The statue in Frogner Church is clearly meant to tie into the medieval motif, but it also shows itself as a product of a different time, a time that had its own ideas about the medieval past. The statue is, in other words, not so much a continuation of a medieval motif, but an adaptation of it. There are two elements that point us in this direction. First of all, the saint-king carries a sword, which he uses to subdue to defeated opponent. To my knowledge, this combination of iconographical features does not appear in medieval art. Olaf is typically seen holding an axe, which became is primary attribute at a very early stage, possibly already in the mid-eleventh century. The sword is very rarely associated with Olaf, and, as far as I know, never in the motif of trampling an enemy underfoot. 
     




The second modern feature of the statue is the shape of the underlier. In medieval art, this figure is typically a human of uncertain identification (especially in the thirteenth century), or a dragon with a human head (mainly fourteenth century onwards). The figure in Frogner Church, however, is holding a hammer, which suggests that this is the Norse god Thor. The statue is, in other words, intended to summarize Christianity's conquest of Paganism in Norway, exemplified by Saint Olaf forcefully replacing the god of thunder. While medieval Norwegians did indeed emphasize Olaf's violent expulsion of Pagan elements during the Christianization period - an idea possibly invented in the twelfth century, as part of the Norwegian Church's efforts of identity-construction - this expulsion is not, from what I know, expressed as a battle between a saint and a god.

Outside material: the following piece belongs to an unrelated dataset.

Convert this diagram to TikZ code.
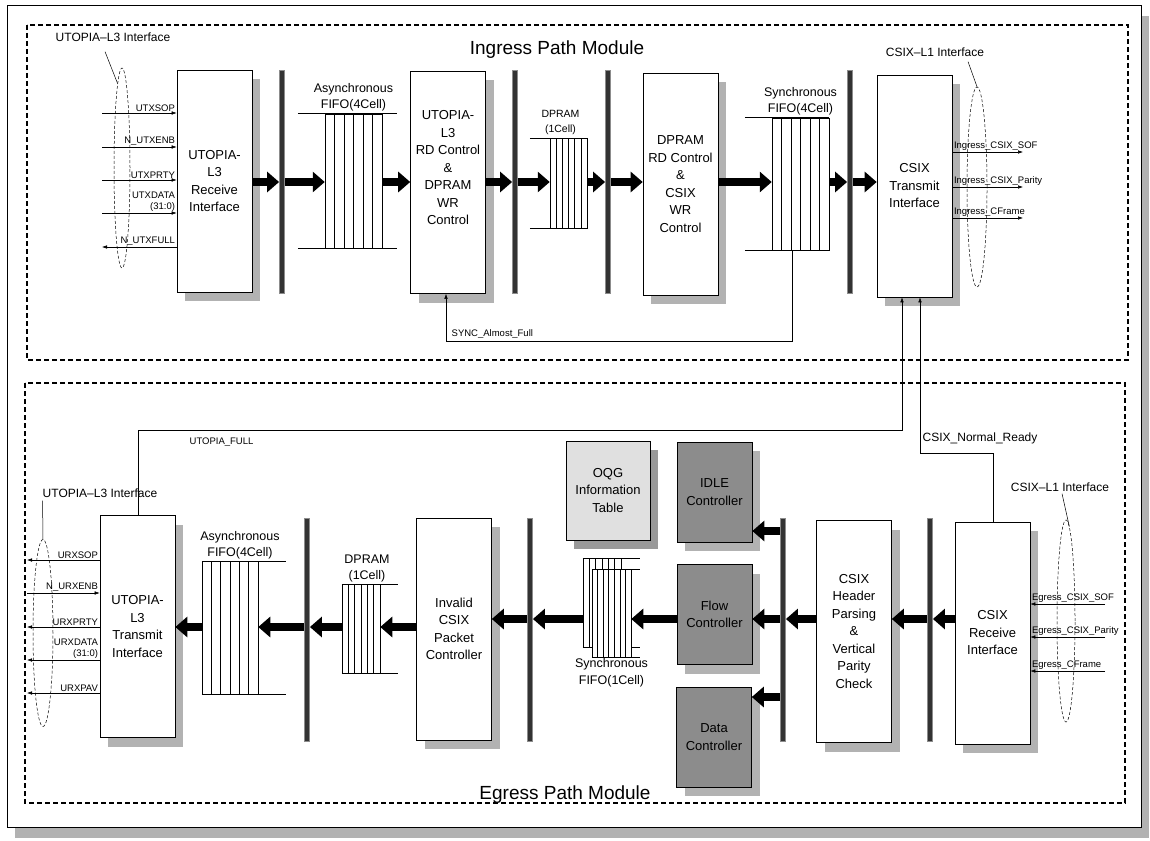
\documentclass[tikz,border=0pt]{standalone}
\usepackage{fontspec}
\setmainfont{Liberation Sans}
\usetikzlibrary{arrows.meta,positioning,shadows,shapes.geometric}

\tikzset{
  shadowed/.style={drop shadow={shadow xshift=8pt, shadow yshift=-9pt, fill=#1, opacity=1}},
  shadowed/.default=black!30,
  blkbase/.style={draw, line width=0.6pt, inner sep=1pt, align=center, font=\fontsize{13}{17.5}\selectfont},
  block/.style={blkbase, shadowed, fill=white, minimum width=75pt, minimum height=222pt},
  ctrl/.style={blkbase, shadowed, fill=black!45, minimum width=75pt, minimum height=100pt},
  infotab/.style={blkbase, shadowed=black!40, fill=black!12, minimum width=84pt, minimum height=99pt},
  bus/.style={draw=black!45, fill=black!80, line width=0.8pt, minimum width=5pt, minimum height=223pt, inner sep=0pt},
  fifobox/.style={draw, fill=white, line width=0.5pt, inner sep=0pt},
  fat/.style={line width=7.5pt, -{Triangle[length=12pt,width=20pt]}},
  sig/.style={line width=0.5pt, -{Latex[length=5pt,width=3.5pt]}},
  lbl/.style={font=\fontsize{9.5}{11}\selectfont, inner sep=1.5pt},
  fifolbl/.style={font=\fontsize{12.5}{16.5}\selectfont, align=center, inner sep=0pt},
  ifname/.style={font=\fontsize{12}{14}\selectfont, inner sep=1pt},
  iface/.style={ellipse, draw, densely dashed, line width=0.5pt, inner sep=0pt},
  module/.style={line width=1.1pt, dash pattern=on 5pt off 3pt},
  modtitle/.style={font=\fontsize{19}{22}\selectfont, inner sep=0pt},
}

% \fifocells{name}{left}{right}{top}{bottom}{inner lines}{ext left}{ext right}
\newcommand{\fifocells}[8]{%
  \node[fifobox, minimum width={#3-#2}, minimum height={#5-#4}] (#1) at ({(#2+#3)/2},{(#4+#5)/2}) {};
  \foreach \k in {1,...,#6}
    \draw[line width=0.5pt] ({#2+(#3-#2)*\k/(#6+1)},#4) -- ({#2+(#3-#2)*\k/(#6+1)},#5);
  \draw[line width=0.5pt] ([xshift=-#7pt]#1.north west) -- ([xshift=#8pt]#1.north east)
    ([xshift=-#7pt]#1.south west) -- ([xshift=#8pt]#1.south east);
}

\begin{document}
\begin{tikzpicture}[x=1pt, y=-1pt]
  \useasboundingbox (0,0) rectangle (1150,840);
  \draw[line width=0.8pt, fill=white, drop shadow={shadow xshift=8pt, shadow yshift=-11pt, fill=black!30, opacity=1}] (7,5) rectangle (1141,827);

  % module frames
  \draw[module] (27,25) rectangle (1128,360);
  \draw[module] (25,383) rectangle (1125,803);
  \node[modtitle] (ingT) at (557,50) {Ingress Path Module};
  \node[modtitle] (egT) at (565,795) {Egress Path Module};

  % ingress blocks
  \node[block] (rxU) at (214.5,181) {UTOPIA-\\L3\\Receive\\Interface};
  \node[block] (ctlU) at (448,182.5) {UTOPIA-\\L3\\RD Control\\\&\\DPRAM\\WR\\Control\\[12pt]\mbox{}};
  \node[block] (ctlD) at (680.5,184) {DPRAM\\RD Control\\\&\\CSIX\\WR\\Control};
  \node[block] (txC) at (914.5,186) {CSIX\\Transmit\\Interface};

  % egress blocks
  \node[block] (txU) at (137.5,626.5) {UTOPIA-\\L3\\Transmit\\Interface};
  \node[block] (inv) at (454,629) {Invalid\\CSIX\\Packet\\Controller};
  \node[block] (hdr) at (854,631.5) {CSIX\\Header\\Parsing\\\&\\Vertical\\Parity\\Check};
  \node[block] (rxC) at (992.5,633) {CSIX\\Receive\\Interface};
  \node[infotab] (oqg) at (608,490.5) {OQG\\Information\\Table};
  \node[ctrl] (idle) at (714.5,492) {IDLE\\Controller};
  \node[ctrl] (flow) at (714.5,614.5) {Flow\\Controller};
  \node[ctrl] (data) at (714,737) {Data\\Controller};

  % buses
  \foreach \n/\x in {busA/282, busB/515, busC/608, busD/850}
    \node[bus] (\n) at (\x,182) {};
  \foreach \n/\x in {busE/307, busF/530, busG/783, busH/930}
    \node[bus] (\n) at (\x,630) {};

  % fifos and dprams
  \fifocells{afI}{325}{382}{114}{248}{5}{27}{15}
  \fifocells{dpI}{550}{587}{138}{228}{5}{20}{0}
  \fifocells{sfI}{772}{829}{118}{250}{5}{27}{0}
  \fifocells{afE}{202}{258}{561}{694}{5}{0}{28}
  \fifocells{dpE}{342}{380}{584}{673}{5}{0}{18}
  \fifocells{sfEb}{583}{621}{558}{647}{5}{0}{19}
  \fifocells{sfEf}{592}{631}{569}{657}{6}{0}{9}
  \node[fifolbl, above=2pt of afI] (afIl) {Asynchronous\\FIFO(4Cell)};
  \node[fifolbl, font=\fontsize{10.5}{14.5}\selectfont, above=3pt of dpI, xshift=-8pt] (dpIl) {DPRAM\\(1Cell)};
  \node[fifolbl, above=2pt of sfI] (sfIl) {Synchronous\\FIFO(4Cell)};
  \node[fifolbl, above=1pt of afE, xshift=10pt] (afEl) {Asynchronous\\FIFO(4Cell)};
  \node[fifolbl, above=1pt of dpE, xshift=6pt] (dpEl) {DPRAM\\(1Cell)};
  \node[fifolbl, below=1pt of sfEf] (sfEl) {Synchronous\\FIFO(1Cell)};

  % data path
  \coordinate (rowI) at (0,182);
  \coordinate (rowE) at (0,619);
  \coordinate (rowF) at (0,627);
  \coordinate (rowIdle) at (0,531);
  \coordinate (rowData) at (0,697);
  \foreach \a/\b in {rxU/busA, busA/afI, afI/ctlU, ctlU/busB, busB/dpI, dpI/busC, busC/ctlD, ctlD/sfI, sfI/busD, busD/txC}
    \draw[fat] (\a.east |- rowI) -- (\b.west |- rowI);
  \foreach \a/\b/\r in {rxC/busH/rowE, busH/hdr/rowE, hdr/busG/rowE, busG/idle/rowIdle, busG/flow/rowE, busG/data/rowData, flow/sfEf/rowE, sfEb/busF/rowE, busF/inv/rowE, inv/dpE/rowF, dpE/busE/rowF, busE/afE/rowF, afE/txU/rowF}
    \draw[fat] (\a.west |- \r) -- (\b.east |- \r);

  % feedback signals
  \draw[sig] ([xshift=-8.5pt]sfI.south) -- ++(0,91) -| ([xshift=-2pt]ctlU.south);
  \node[lbl, anchor=south west] (syncL) at (450,340) {SYNC\_Almost\_Full};
  \draw[sig] ([xshift=0.5pt]txU.north) -- ++(0,-85) -| ([xshift=-12.5pt]txC.south);
  \node[lbl, anchor=west] (utfL) at (188,442) {UTOPIA\_FULL};
  \draw[sig] ([xshift=0.5pt]rxC.north) -- ++(0,-68) -| ([xshift=5.5pt]txC.south);
  \node[lbl, font=\fontsize{12}{14}\selectfont, anchor=west] (cnrL) at (921,438) {CSIX\_Normal\_Ready};

  % interfaces
  \node[iface, minimum width=16pt, minimum height=200pt] (ifUI) at (122,168) {};
  \node[iface, minimum width=20pt, minimum height=200pt] (ifCI) at (977,187) {};
  \node[iface, minimum width=20pt, minimum height=187pt] (ifUE) at (43,633) {};
  \node[iface, minimum width=18pt, minimum height=202pt] (ifCE) at (1066,621) {};
  \node[ifname] (ifUIl) at (113,37) {UTOPIA--L3 Interface};
  \node[ifname] (ifCIl) at (935,52) {CSIX--L1 Interface};
  \node[ifname] (ifUEl) at (100,493) {UTOPIA--L3 Interface};
  \node[ifname] (ifCEl) at (1060,487) {CSIX--L1 Interface};
  \draw[line width=0.5pt] (ifUIl.south) ++(-8,9) -- (ifUI.93);
  \draw[line width=0.5pt] (ifCIl.south) ++(33,4) -- (ifCI.north);
  \draw[line width=0.5pt] (ifUEl.south west) ++(1,2) -- (ifUE.north);
  \draw[line width=0.5pt] (ifCEl.south) ++(2,1) -- (ifCE.88);

  % ingress pins
  \foreach \y/\sn in {113/UTXSOP, 147/N\_UTXENB, 180/UTXPRTY, 213/{UTXDATA\\(31:0)}} {
    \coordinate (ui\y) at (102,\y);
    \draw[sig] (ui\y) -- (ui\y -| rxU.west) node[lbl, align=right, anchor=south east] (uil\y) {\sn};
  }
  \coordinate (uo) at (102,247);
  \draw[sig] (uo -| rxU.west) node[lbl, anchor=south east] (uol) {N\_UTXFULL} -- (uo);
  \foreach \y/\sn in {152/Ingress\_CSIX\_SOF, 187/Ingress\_CSIX\_Parity, 218/Ingress\_CFrame} {
    \coordinate (ci\y) at (1023,\y);
    \draw[sig] (ci\y -| txC.east) node[lbl, anchor=south west] (cil\y) {\sn} -- (ci\y);
  }

  % egress pins
  \foreach \y/\sn in {560/URXSOP, 627/URXPRTY, 660/{URXDATA\\(31:0)}, 693/URXPAV} {
    \coordinate (eo\y) at (27,\y);
    \draw[sig] (eo\y -| txU.west) node[lbl, align=right, anchor=south east] (eol\y) {\sn} -- (eo\y);
  }
  \coordinate (ei) at (27,593);
  \draw[sig] (ei) -- (ei -| txU.west) node[lbl, anchor=south east] (eil) {N\_URXENB};
  \foreach \y/\sn in {604/Egress\_CSIX\_SOF, 637/Egress\_CSIX\_Parity, 671/Egress\_CFrame} {
    \coordinate (ce\y) at (1105,\y);
    \draw[sig] (ce\y) -- (ce\y -| rxC.east) node[lbl, anchor=south west] (cel\y) {\sn};
  }
\end{tikzpicture}
\end{document}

Consequently, the scene in Frogner Church looks very much as an ecclesiastical response to the ongoing enthusiasm for the Norse Paganism that was part of the medievalism of the era, where the pre-Christian elements were made to represent Norway and confer antiquity and glory on a nation eagerly expending time and resources to construct an identity.  







Another feature of Frogner Church that makes me suspect some sort of ecclesiastical reaction to the ongoing medievalism of the time, is the exterior. The neo-Romanesque features of the tower and the front are both strongly reminiscent of an actual medieval church in Oslo, namely that of Old Aker Church, which is heavily restored yet contains some surviving features from the twelfth century. The Romanesque style is a marker of European belonging, since it is an architectural vogue imported from abroad, and initially performed in Norway by foreign masons. The use of neo-Romanesque for the church exterior can be understood as a nod to Old Aker Church, by which the new church draws prestige from an earlier church, and provides a sense of continuity, which in itself is an important element of identity-construction. Furthermore, however, it might also be that the use of neo-Romanesque serves the same purpose as the statue of Saint Olaf in the nave, namely to signal a European belonging and to mark a certain distance to the enthusiasm towards the Pagan Norse heritage. 

If I am right in thinking about these features as a pushback against the Pagan aesthetic, it is nonetheless doubtful whether a lot of people would have the toolkit for decoding this protest message. Yet this does not in and of itself mean that the protest would not have been legible to a certain section of society, whether it would be academics, clerics, or others.